Feeble attempt to make Terra Preta

I am using the charcoal that I have marinaded in comfrey liquid all winter to put into the planting holes of both the sweet peas and the potatoes.  I also used it for the Oca too.  I am hoping to produce Terra preta like soil on the allotment.  Last years charcoal can still be seen in the soil so I think that cumulatively over the years I will build up a black soil even if it is not exactly like the Amazonian soils.  

I planted all the Restormel sweet peas but I have 5 plants left over.  They were watered in with comfrey liquid and had a pinch of mychorrhizal fungi to help them on their way.  I hoed the whole of the sweet pea bed with the swoe.  I like using this tool because it is lighter than the hoe and easier to get in between the canes.  There is a remarkable number of weed seedlings which have germinated over the last couple of days.

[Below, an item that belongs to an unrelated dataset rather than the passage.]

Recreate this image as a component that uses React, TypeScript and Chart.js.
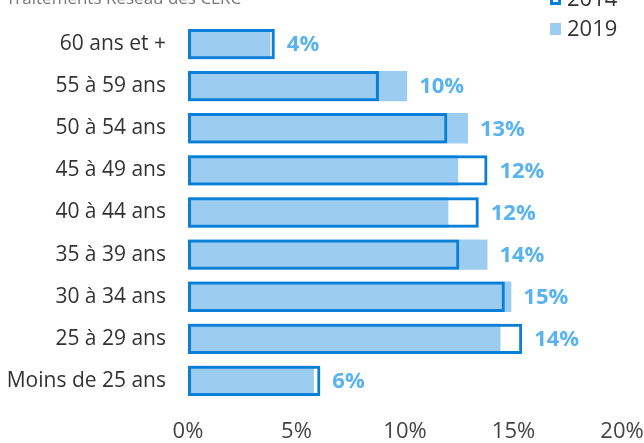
import React, { useEffect, useRef } from "react";
import { Chart, registerables } from "chart.js";

Chart.register(...registerables);

const title = "Traitements Réseau des CLRC";
const categories = [
  "60 ans et +",
  "55 à 59 ans",
  "50 à 54 ans",
  "45 à 49 ans",
  "40 à 44 ans",
  "35 à 39 ans",
  "30 à 34 ans",
  "25 à 29 ans",
  "Moins de 25 ans",
];
const series2014 = [4.0, 8.8, 11.95, 13.8, 13.4, 12.5, 14.6, 15.4, 6.1];
const series2019 = [3.8, 10.1, 12.9, 12.45, 12.0, 13.8, 14.9, 14.4, 5.8];
const xTicks = [0, 5, 10, 15, 20];

const BLUE_DARK = "#0a7fd8";
const BLUE_LIGHT = "#9ccdf1";
const LABEL_BLUE = "#5ab3f1";
const FONT = "'Open Sans', 'Noto Sans', sans-serif";

export default function App() {
  const ref = useRef<HTMLCanvasElement | null>(null);

  useEffect(() => {
    if (!ref.current) return;

    const extras = {
      id: "extras",
      afterDatasetsDraw(chart: any) {
        const ctx = chart.ctx;
        const xs = chart.scales.x;
        const ys = chart.scales.y;
        ctx.save();
        ctx.font = `bold 22px ${FONT}`;
        ctx.fillStyle = LABEL_BLUE;
        ctx.textAlign = "left";
        ctx.textBaseline = "middle";
        categories.forEach((_, i) => {
          const v = Math.max(series2014[i], series2019[i]);
          const x = xs.getPixelForValue(v) + 12;
          const y = ys.getPixelForValue(i);
          ctx.fillText(Math.round(series2019[i]) + "%", x, y + 1);
        });
        ctx.restore();
      },
      afterDraw(chart: any) {
        const ctx = chart.ctx;
        ctx.save();
        ctx.font = `17px ${FONT}`;
        ctx.fillStyle = "#777777";
        ctx.textAlign = "left";
        ctx.textBaseline = "alphabetic";
        ctx.fillText(title, 6, 4);
        ctx.font = `22px ${FONT}`;
        ctx.textBaseline = "middle";
        const items = [
          { text: chart.data.datasets[0].label, y: -1, outline: true },
          { text: chart.data.datasets[1].label, y: 29, outline: false },
        ];
        items.forEach((it) => {
          if (it.outline) {
            ctx.strokeStyle = BLUE_DARK;
            ctx.lineWidth = 3;
            ctx.fillStyle = "#ffffff";
            ctx.fillRect(550, it.y - 6, 11, 12);
            ctx.strokeRect(551.5, it.y - 4.5, 8, 9);
          } else {
            ctx.fillStyle = BLUE_LIGHT;
            ctx.fillRect(550, it.y - 6, 11, 12);
          }
          ctx.fillStyle = "#333333";
          ctx.fillText(it.text, 567, it.y + 1);
        });
        ctx.restore();
      },
    };

    const chart = new Chart(ref.current, {
      type: "bar",
      data: {
        labels: categories,
        datasets: [
          {
            label: "2014",
            data: series2014,
            backgroundColor: "rgba(255,255,255,0)",
            borderColor: BLUE_DARK,
            borderWidth: 3,
            borderSkipped: false,
            order: 0,
            grouped: false,
            barPercentage: 0.72,
            categoryPercentage: 1,
          } as any,
          {
            label: "2019",
            data: series2019,
            backgroundColor: BLUE_LIGHT,
            borderWidth: 0,
            order: 1,
            grouped: false,
            barPercentage: 0.72,
            categoryPercentage: 1,
          } as any,
        ],
      },
      options: {
        indexAxis: "y",
        responsive: false,
        animation: false,
        layout: { padding: { top: 23, right: 22, left: 0, bottom: 0 } },
        plugins: {
          legend: { display: false },
          title: { display: false },
          tooltip: { enabled: false },
        },
        scales: {
          x: {
            min: 0,
            max: 20,
            afterBuildTicks: (scale: any) => {
              scale.ticks = xTicks.map((v) => ({ value: v }));
            },
            afterFit: (scale: any) => {
              scale.height = 41;
              scale.paddingLeft = 0;
              scale.paddingRight = 0;
            },
            ticks: {
              padding: 17,
              font: { family: FONT, size: 22 },
              color: "#444444",
              callback: (v: any) => v + "%",
            },
            grid: { display: false, drawTicks: false, tickLength: 0 },
            border: { display: false },
          },
          y: {
            afterFit: (scale: any) => {
              scale.width = 188;
              scale.paddingTop = 0;
              scale.paddingBottom = 0;
            },
            ticks: {
              padding: 22,
              font: { family: FONT, size: 21 },
              color: "#333333",
            },
            grid: { display: false, drawTicks: false, tickLength: 0 },
            border: { display: false },
          },
        },
      },
      plugins: [extras],
    });

    return () => chart.destroy();
  }, []);

  return (
    <div style={{ position: "absolute", left: 0, top: 0, width: 644, height: 443, background: "#fff" }}>
      <canvas ref={ref} width={644} height={443} style={{ display: "block" }} />
    </div>
  );
}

The Oca was put into the potato bed with the Kestrel potatoes.  I like to use three tools to prepare the ground for planting or for seed sowing.  First I go over the ground with a heavy duty hoe to take out any weed seedlings.  Then I use the three pronged cultivator to smooth the ground out and start to remove any large stones.  Finally, I use the rake to make a fine tilth.  This is what I did to prepare the potato bed.

I got some more charcoal out of the dustbin and crushed it with a bull hammer until the largest pieces were no more than one or two centimetres square.  I used this to put into the planting holes for the potatoes.  I only got three rows planted before I had to think about going home for tea.

During the morning I worked on the new allotment.  It is in an awful state.  I am putting in trenches three spits deep and finding horse tail in the third spit.  There are places on the allotment where the horse tail and bindweed rhizomes are matted together.  This allotment is a seriously long term project for someone else.  I will continue to clear it off but not as seriously as I was doing.  To show you how annoyed I was getting with it, I was seriously thinking about using weed killer.  I will attempt to get some black plastic to cover the allotment but getting rid of the horse tail and bind weed will take a few years.  So, apart from the serious water logging in the winter, the very poor soil that is more builder's sand than soil, the mare's tail and bindweed and the piles of rubbish, I think that this could make someone a very good allotment.